(Charts and diagrams as code)
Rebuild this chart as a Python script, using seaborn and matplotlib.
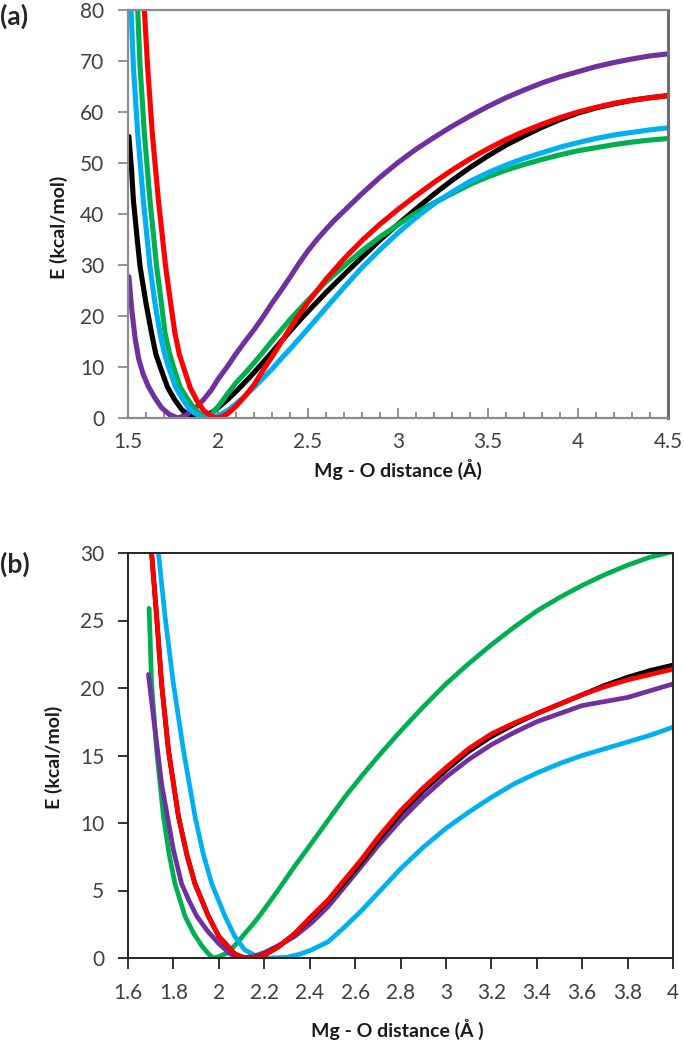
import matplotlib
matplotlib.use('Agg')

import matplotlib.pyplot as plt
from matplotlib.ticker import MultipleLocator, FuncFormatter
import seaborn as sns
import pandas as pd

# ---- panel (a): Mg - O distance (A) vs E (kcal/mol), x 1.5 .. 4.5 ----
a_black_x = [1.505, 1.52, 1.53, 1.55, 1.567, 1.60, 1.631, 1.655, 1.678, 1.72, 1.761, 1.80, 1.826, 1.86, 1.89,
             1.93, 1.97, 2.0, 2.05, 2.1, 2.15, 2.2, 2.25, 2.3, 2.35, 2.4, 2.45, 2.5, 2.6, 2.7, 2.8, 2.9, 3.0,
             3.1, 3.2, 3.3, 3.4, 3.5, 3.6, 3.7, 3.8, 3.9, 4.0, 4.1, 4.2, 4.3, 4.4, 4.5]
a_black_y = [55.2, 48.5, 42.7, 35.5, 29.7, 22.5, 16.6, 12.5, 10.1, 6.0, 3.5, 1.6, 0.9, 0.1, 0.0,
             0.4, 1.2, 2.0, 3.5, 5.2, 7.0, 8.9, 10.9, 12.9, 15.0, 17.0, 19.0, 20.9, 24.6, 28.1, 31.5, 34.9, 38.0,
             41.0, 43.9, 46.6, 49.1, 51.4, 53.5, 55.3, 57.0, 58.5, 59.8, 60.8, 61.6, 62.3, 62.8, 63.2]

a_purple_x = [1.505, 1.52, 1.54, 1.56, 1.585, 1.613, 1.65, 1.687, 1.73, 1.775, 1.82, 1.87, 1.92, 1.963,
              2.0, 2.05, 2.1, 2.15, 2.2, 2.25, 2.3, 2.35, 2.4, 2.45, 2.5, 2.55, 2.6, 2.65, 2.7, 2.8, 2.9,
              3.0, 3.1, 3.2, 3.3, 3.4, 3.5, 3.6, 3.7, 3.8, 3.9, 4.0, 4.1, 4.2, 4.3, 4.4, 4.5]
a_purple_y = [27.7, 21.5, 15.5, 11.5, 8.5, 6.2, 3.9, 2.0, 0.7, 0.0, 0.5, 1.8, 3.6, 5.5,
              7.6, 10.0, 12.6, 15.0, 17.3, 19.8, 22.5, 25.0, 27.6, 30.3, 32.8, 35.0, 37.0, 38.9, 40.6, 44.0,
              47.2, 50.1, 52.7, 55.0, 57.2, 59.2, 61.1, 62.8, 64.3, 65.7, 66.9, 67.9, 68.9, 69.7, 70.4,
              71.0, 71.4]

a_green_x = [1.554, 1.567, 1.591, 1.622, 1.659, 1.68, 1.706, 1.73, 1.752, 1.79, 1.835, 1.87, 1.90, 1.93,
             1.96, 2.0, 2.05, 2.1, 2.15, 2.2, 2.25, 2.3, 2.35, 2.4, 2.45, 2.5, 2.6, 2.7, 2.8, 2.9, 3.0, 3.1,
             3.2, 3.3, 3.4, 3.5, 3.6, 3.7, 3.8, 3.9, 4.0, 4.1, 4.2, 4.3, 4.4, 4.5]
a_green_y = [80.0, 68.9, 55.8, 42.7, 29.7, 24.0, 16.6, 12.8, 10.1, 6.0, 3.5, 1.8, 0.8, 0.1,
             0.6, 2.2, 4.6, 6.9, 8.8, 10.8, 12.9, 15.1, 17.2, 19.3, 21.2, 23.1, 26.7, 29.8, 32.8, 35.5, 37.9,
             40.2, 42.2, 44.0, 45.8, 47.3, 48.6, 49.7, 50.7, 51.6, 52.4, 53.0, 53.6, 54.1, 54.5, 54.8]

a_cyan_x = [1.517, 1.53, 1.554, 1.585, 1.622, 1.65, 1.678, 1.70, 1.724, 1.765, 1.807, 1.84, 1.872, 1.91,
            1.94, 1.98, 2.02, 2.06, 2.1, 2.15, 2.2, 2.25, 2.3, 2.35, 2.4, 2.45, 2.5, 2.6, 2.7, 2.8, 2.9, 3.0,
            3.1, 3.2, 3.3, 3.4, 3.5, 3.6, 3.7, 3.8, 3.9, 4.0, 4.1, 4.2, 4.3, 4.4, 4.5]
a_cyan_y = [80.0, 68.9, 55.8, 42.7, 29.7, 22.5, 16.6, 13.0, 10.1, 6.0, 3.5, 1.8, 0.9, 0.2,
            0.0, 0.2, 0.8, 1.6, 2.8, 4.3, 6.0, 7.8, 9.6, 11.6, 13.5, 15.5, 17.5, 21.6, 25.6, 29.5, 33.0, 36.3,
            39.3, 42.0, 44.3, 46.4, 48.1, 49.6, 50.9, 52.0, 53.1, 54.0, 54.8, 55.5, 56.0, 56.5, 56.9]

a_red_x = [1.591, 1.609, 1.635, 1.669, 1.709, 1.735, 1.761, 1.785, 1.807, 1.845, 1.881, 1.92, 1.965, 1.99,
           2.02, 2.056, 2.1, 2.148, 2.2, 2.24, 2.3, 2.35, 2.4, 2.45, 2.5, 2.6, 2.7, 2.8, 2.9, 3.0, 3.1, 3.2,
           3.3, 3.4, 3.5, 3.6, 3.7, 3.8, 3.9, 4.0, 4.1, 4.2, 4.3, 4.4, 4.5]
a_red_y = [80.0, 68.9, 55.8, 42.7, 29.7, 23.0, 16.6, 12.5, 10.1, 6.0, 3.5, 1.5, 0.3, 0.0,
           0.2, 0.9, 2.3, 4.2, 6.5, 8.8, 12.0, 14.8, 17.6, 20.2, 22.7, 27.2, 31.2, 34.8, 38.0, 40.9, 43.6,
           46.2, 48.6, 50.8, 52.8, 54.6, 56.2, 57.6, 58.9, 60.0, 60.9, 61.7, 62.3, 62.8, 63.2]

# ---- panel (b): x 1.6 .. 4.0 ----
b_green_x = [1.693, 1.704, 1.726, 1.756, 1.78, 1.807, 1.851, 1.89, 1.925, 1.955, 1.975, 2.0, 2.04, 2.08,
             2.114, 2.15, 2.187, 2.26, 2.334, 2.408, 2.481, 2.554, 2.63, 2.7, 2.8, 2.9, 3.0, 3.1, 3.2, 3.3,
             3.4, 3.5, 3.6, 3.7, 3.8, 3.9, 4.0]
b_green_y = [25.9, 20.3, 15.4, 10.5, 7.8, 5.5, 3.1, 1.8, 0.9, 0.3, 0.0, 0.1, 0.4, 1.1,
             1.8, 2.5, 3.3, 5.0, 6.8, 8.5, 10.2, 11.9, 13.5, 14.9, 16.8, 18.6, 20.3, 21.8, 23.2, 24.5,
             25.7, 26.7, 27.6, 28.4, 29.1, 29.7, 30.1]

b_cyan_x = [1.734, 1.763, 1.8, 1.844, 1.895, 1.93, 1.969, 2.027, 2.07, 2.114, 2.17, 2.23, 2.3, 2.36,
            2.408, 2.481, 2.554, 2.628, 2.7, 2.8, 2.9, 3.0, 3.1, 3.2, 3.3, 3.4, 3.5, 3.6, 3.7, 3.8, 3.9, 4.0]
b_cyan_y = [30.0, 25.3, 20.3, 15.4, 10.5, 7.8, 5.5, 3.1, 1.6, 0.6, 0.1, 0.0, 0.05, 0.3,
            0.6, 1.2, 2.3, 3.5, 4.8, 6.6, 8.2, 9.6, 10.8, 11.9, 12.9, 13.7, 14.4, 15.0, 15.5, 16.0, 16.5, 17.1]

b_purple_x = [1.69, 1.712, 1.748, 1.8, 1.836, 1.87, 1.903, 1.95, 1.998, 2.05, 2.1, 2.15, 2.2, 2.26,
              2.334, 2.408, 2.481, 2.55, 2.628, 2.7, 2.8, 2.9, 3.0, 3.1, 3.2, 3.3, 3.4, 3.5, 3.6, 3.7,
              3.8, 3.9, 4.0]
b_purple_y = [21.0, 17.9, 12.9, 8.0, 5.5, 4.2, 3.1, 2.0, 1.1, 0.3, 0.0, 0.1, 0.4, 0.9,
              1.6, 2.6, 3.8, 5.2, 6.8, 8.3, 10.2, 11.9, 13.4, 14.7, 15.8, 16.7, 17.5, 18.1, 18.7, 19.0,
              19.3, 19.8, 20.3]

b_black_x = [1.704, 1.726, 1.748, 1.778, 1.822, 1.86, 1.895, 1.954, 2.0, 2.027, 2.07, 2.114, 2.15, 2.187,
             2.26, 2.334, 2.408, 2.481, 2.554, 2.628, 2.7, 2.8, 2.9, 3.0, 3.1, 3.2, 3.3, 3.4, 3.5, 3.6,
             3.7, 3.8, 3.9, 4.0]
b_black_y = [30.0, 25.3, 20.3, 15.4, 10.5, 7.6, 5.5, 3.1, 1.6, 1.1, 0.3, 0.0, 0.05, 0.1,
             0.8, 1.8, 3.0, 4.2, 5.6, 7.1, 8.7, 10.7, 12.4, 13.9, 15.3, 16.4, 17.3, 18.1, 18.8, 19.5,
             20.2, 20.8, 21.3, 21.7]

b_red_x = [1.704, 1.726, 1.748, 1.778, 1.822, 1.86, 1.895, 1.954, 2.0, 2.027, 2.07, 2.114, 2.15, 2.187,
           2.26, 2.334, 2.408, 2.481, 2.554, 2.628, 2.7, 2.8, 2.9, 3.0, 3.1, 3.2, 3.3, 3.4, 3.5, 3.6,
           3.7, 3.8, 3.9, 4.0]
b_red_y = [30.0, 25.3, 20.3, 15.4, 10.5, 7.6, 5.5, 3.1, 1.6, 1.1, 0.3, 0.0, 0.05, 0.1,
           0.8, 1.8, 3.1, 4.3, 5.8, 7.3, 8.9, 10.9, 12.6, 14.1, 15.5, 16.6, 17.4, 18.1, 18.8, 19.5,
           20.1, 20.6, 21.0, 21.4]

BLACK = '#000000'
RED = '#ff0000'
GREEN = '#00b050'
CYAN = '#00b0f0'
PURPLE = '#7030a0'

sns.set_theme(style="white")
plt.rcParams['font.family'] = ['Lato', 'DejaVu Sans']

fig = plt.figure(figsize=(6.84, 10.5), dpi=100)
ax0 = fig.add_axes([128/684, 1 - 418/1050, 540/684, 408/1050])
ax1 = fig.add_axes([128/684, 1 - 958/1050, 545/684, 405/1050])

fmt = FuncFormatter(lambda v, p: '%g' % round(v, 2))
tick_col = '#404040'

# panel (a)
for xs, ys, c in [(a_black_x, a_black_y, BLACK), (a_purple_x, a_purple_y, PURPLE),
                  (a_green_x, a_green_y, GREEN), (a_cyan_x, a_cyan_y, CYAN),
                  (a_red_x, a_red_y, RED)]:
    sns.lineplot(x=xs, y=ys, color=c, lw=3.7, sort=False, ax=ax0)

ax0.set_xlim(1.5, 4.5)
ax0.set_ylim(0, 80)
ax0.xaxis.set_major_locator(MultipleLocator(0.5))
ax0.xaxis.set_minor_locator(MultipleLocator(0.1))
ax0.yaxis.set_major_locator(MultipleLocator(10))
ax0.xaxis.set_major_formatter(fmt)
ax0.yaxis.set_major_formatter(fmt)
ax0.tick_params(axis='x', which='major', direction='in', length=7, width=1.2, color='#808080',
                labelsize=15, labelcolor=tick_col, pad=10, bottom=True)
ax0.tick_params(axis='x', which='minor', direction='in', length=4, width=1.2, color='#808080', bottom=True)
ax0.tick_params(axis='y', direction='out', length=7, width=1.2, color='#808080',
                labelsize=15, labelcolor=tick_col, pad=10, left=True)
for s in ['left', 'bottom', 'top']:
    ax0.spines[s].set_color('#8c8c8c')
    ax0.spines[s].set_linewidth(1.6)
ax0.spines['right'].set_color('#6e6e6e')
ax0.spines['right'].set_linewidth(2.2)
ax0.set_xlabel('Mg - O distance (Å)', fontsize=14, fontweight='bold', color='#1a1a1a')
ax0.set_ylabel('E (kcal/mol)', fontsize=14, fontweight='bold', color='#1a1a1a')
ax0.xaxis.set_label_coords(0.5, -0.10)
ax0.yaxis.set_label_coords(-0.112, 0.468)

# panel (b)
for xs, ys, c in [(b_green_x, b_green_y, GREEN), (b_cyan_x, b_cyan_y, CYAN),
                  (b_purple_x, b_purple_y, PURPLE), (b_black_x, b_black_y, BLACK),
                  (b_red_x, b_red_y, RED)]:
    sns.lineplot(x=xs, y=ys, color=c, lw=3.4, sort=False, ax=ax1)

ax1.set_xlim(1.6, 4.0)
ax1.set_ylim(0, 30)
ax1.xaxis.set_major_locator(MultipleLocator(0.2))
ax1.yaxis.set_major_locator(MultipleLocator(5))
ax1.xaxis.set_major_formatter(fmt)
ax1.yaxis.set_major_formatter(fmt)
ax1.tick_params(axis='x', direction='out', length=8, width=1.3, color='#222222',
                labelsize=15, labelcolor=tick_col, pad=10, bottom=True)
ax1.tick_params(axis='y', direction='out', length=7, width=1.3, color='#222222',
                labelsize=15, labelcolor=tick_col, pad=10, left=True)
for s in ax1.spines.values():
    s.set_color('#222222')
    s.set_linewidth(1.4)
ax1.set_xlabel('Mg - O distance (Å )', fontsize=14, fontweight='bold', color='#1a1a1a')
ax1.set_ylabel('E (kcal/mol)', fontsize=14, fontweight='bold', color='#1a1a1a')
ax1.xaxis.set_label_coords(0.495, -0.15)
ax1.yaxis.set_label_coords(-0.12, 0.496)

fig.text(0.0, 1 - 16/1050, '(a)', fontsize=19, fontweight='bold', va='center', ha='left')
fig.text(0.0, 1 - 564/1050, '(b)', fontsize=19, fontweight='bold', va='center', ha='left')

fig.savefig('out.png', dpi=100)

...

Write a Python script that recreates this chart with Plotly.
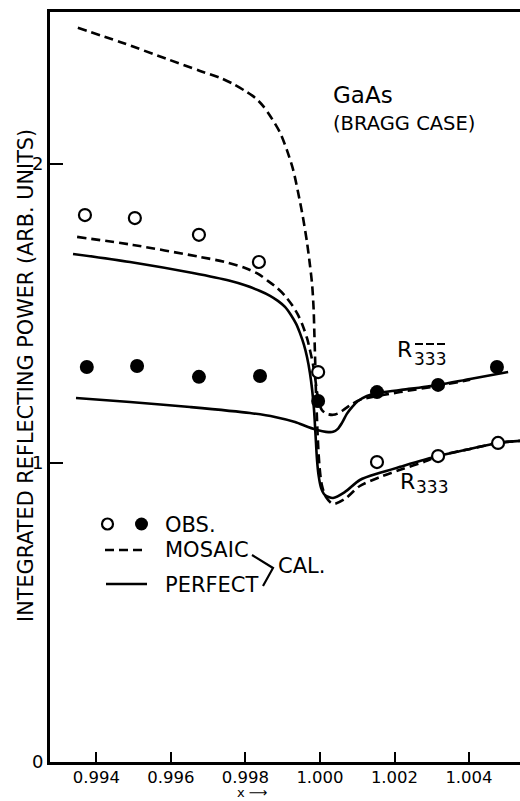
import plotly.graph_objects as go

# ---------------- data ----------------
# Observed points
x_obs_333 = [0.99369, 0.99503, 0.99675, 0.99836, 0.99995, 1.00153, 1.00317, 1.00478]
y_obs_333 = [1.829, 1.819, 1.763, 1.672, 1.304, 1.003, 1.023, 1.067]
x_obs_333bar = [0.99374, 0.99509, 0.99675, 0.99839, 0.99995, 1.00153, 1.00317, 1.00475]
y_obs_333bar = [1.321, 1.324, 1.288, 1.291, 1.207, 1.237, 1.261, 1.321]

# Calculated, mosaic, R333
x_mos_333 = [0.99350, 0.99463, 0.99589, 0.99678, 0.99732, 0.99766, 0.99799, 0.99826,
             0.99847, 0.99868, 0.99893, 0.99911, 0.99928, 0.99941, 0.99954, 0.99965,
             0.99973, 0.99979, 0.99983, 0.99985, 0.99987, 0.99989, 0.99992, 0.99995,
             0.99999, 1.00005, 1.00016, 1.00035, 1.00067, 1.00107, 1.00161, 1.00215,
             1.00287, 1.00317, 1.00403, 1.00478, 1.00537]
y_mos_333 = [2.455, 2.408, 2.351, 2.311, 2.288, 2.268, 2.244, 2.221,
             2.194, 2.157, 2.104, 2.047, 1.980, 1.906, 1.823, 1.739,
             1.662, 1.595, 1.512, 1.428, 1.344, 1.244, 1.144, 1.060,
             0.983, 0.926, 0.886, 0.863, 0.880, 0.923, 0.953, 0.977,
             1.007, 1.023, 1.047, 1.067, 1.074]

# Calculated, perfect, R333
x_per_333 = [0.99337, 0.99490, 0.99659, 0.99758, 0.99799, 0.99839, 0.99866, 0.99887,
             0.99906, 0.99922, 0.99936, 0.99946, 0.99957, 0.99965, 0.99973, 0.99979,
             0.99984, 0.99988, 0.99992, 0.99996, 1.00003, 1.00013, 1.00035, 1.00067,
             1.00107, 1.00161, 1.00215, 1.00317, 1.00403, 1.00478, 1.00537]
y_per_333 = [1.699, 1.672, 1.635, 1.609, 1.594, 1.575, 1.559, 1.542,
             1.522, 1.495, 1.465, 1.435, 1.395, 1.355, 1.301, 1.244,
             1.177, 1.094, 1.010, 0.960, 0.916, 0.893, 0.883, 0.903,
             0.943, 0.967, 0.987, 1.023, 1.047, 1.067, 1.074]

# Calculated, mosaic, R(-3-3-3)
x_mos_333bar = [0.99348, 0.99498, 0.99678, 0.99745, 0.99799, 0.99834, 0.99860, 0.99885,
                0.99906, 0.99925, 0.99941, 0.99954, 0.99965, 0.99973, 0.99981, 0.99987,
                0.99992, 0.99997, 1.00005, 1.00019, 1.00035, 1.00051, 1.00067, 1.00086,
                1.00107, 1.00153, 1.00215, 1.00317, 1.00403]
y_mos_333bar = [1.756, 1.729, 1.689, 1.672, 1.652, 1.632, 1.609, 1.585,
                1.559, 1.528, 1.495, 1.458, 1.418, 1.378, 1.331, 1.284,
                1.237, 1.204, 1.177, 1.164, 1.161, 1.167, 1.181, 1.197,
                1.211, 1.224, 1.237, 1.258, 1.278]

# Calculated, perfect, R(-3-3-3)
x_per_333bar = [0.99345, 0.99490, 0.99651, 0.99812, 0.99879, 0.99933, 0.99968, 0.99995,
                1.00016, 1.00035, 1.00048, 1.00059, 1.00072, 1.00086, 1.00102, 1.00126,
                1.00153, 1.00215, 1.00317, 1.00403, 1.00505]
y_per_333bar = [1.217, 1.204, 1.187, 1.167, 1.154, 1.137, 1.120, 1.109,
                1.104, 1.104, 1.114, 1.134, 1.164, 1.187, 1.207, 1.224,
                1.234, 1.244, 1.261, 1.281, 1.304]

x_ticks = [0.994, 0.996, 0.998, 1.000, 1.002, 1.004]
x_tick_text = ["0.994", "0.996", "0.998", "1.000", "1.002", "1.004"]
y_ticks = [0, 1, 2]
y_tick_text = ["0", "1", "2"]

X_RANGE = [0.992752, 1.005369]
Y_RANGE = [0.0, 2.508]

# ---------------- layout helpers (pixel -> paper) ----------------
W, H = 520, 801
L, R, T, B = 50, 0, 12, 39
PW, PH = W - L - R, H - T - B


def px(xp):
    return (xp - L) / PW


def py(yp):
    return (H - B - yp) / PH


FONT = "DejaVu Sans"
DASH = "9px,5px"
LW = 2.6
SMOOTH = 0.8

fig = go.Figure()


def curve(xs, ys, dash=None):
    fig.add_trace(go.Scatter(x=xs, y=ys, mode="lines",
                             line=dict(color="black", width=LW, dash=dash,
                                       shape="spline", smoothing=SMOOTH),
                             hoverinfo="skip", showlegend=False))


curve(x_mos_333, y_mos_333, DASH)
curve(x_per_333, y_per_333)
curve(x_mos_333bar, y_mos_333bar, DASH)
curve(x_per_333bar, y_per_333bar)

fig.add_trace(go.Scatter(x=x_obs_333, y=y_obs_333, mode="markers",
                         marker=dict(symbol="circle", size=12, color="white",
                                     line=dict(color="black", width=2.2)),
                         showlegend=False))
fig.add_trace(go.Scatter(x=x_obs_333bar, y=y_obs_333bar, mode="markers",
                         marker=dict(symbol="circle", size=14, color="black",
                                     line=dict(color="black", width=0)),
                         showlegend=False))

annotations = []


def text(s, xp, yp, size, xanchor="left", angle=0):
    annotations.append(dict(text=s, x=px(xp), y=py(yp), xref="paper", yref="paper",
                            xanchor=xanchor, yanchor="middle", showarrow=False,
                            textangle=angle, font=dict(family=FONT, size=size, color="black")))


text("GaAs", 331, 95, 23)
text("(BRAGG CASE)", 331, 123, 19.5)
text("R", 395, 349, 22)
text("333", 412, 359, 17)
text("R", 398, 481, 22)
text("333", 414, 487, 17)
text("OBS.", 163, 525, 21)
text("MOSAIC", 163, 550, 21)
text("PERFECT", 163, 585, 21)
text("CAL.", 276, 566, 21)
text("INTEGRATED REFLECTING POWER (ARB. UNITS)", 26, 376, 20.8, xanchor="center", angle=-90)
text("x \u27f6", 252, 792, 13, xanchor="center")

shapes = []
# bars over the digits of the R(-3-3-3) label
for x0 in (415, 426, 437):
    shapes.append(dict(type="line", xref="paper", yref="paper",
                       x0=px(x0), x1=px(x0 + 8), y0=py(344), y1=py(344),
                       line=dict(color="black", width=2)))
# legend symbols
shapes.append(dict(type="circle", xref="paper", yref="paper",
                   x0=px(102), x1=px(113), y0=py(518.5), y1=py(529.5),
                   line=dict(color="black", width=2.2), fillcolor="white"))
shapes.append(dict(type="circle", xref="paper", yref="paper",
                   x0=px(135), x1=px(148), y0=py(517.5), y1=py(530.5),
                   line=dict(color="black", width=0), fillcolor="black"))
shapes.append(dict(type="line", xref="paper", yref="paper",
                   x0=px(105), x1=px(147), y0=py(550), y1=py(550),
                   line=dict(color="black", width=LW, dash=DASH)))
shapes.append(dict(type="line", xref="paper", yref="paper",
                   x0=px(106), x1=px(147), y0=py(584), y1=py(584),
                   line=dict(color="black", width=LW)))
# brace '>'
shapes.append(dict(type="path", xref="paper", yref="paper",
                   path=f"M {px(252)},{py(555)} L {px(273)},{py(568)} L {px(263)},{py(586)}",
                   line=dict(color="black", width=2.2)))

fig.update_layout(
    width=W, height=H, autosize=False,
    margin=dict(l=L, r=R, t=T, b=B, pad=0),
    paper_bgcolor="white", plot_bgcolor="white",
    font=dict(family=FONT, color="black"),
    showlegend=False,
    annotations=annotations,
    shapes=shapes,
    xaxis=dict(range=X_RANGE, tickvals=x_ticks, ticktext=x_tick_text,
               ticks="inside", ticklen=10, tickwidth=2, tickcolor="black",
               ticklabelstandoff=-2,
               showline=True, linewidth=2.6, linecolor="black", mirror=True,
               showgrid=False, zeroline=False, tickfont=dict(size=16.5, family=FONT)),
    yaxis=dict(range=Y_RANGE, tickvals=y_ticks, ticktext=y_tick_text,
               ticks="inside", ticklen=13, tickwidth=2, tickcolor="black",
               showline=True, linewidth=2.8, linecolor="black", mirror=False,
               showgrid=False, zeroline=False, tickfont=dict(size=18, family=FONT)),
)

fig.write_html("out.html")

> **Your objective**: Copy each line above containing the string "matplotlib".

> **The result**:
Rebuild this chart as a Python script, using seaborn and matplotlib.
import matplotlib
matplotlib.use('Agg')
import matplotlib.pyplot as plt
from matplotlib.ticker import MultipleLocator, FuncFormatter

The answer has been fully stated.